The group sings “Happy Birthday” to a woman in a tiara who ends up rapping. Tweak the RBG—radical black girl—gets the crowd clapping for a chant: “One day / we will / be free.”
Also known as Jasamine Harris, the 22-year-old Tweak has been at Church on the 9 since the beginning. She grew up down the street and started rapping at six. “I used to be on 79th literally every day all day, rapping to the guys on the block,” she says. “Growing up, my platform was the block. There wasn’t resources in the hood where I was at—nothing to record music, write music, nothing of that nature. So all I had was beats and writing, and rapping for the people on the block. Rapping they ears off.”
Just as another performer, Benjamin Hart, begins a story about watching a Marlon Riggs film and learning to vogue (“Essex Hemphill was reading a poem. I did not know I had stopped myself from moving this way"), dancing as he speaks, a white-haired woman in a red blazer and pearls runs up to the group—afraid, frantic.
“Excuse me, excuse me,” she cries. “A man is following me and I’m scared of him.”
Once she has the circle’s attention she takes a moment to gather herself. She explains that a man wearing a red shirt had tried to push her against a wall, and that he's attacked her before.

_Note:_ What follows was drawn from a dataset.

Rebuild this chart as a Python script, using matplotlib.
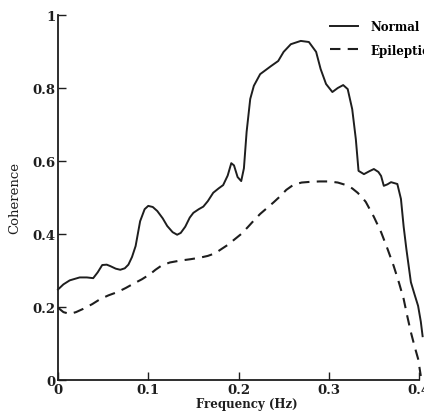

The crowd pauses for a beat, unsure of what to do. Some look at Preston, waiting for an indication of how to respond. Some step forward to try to see the attacker. Those closest to the woman move toward her, protectively enclosing her in the circle.
Then Brother First whispers with Preston for a moment and puts his hand on the woman’s shoulder. He assures her that he’ll talk to the man and make sure she’s safe. He walks her home as Church on the 9 reassembles itself.

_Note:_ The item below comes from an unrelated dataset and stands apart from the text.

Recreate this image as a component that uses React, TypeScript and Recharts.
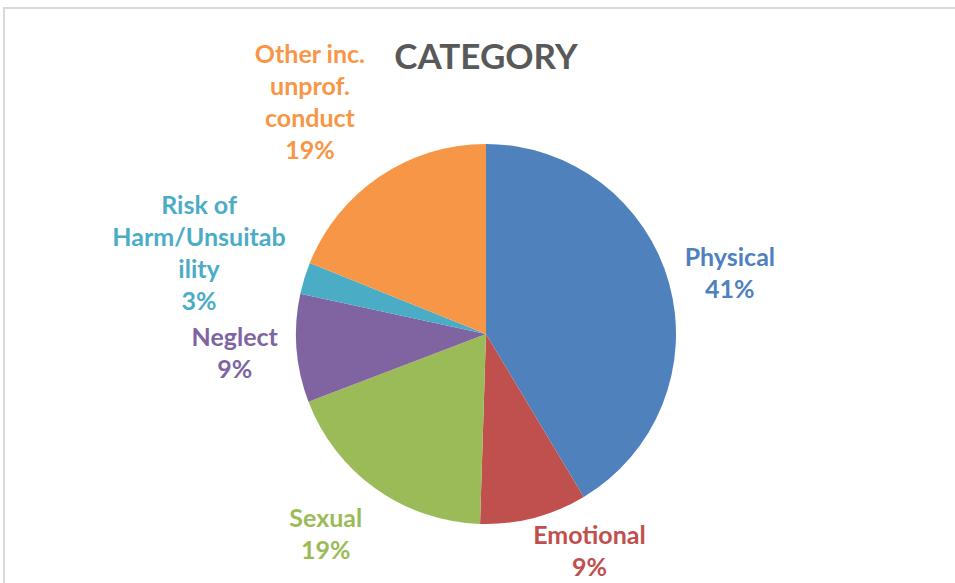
import React from "react";
import { PieChart, Pie, Cell } from "recharts";

// ---- data ----
const categories = [
  "Physical",
  "Emotional",
  "Sexual",
  "Neglect",
  "Risk of Harm/Unsuitability",
  "Other inc. unprof. conduct",
];
const shares = [41.4, 9.1, 18.7, 9.2, 2.7, 18.9];
const labelLines = [
  ["Physical"],
  ["Emotional"],
  ["Sexual"],
  ["Neglect"],
  ["Risk of", "Harm/Unsuitab", "ility"],
  ["Other inc.", "unprof.", "conduct"],
];
const title = "CATEGORY";

// ---- styles ----
const colors = ["#4F81BD", "#C0504D", "#9BBB59", "#8064A2", "#4BACC6", "#F79646"];
const labelNudge = [
  [1, 5],
  [40, -28],
  [-14, -6],
  [0, -1],
  [-5, 5],
  [-11, 12],
];
const FONT = "Lato, 'Open Sans', sans-serif";
const LINE_H = 32;

const data = categories.map((name, i) => ({ name, value: shares[i] }));

const RAD = Math.PI / 180;

function renderLabel(props: any) {
  const { cx, cy, midAngle, outerRadius, index, percent } = props;
  const lines = [...labelLines[index], `${Math.round(percent * 100)}%`];
  const dist = outerRadius + (lines.length > 2 ? 105 : 62);
  const x = cx + dist * Math.cos(midAngle * RAD) + labelNudge[index][0];
  const y = cy - dist * Math.sin(midAngle * RAD) + labelNudge[index][1];
  const n = lines.length;
  return (
    <text
      key={`lbl-${index}`}
      x={x}
      y={y}
      textAnchor="middle"
      fill={colors[index]}
      fontFamily={FONT}
      fontWeight={700}
      fontSize={25}
    >
      {lines.map((l, i) => (
        <tspan key={i} x={x} y={y + (i - (n - 1) / 2) * LINE_H} dominantBaseline="central">
          {l}
        </tspan>
      ))}
    </text>
  );
}

export default function App() {
  return (
    <div style={{ position: "fixed", left: 0, top: 0, width: 955, height: 583, background: "#fff", overflow: "hidden" }}>
      <div
        style={{
          position: "absolute",
          left: 3,
          top: 7,
          width: 952,
          height: 576,
          borderTop: "2px solid #d9d9d9",
          borderLeft: "2px solid #d9d9d9",
          boxSizing: "border-box",
        }}
      />
      <div style={{ position: "absolute", left: 0, top: 0 }}>
        <PieChart width={955} height={583} margin={{ top: 0, right: 0, bottom: 0, left: 0 }}>
          <text
            x={486}
            y={55}
            textAnchor="middle"
            dominantBaseline="central"
            fill="#595959"
            fontFamily={FONT}
            fontWeight={700}
            fontSize={35}
          >
            {title}
          </text>
          <Pie
            data={data}
            dataKey="value"
            nameKey="name"
            cx={486}
            cy={334}
            outerRadius={190}
            startAngle={90}
            endAngle={-270}
            stroke="none"
            labelLine={false}
            label={renderLabel}
            isAnimationActive={false}
          >
            {data.map((d, i) => (
              <Cell key={d.name} fill={colors[i]} />
            ))}
          </Pie>
        </PieChart>
      </div>
    </div>
  );
}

“That’s real. Some of our elders can’t even walk home,” says Preston. Then, to Hart: “But you go ahead now, brother."
Later, he reflects, “It's crazy to me how that’s the reality black women live through, walking our blocks. But I do feel good that she called on us to come and stop it. It shows you the type of community we're trying to build—that she felt enough confidence to come to us to do something.”
This report was published in collaboration with City Bureau, a Chicago-based journalism lab.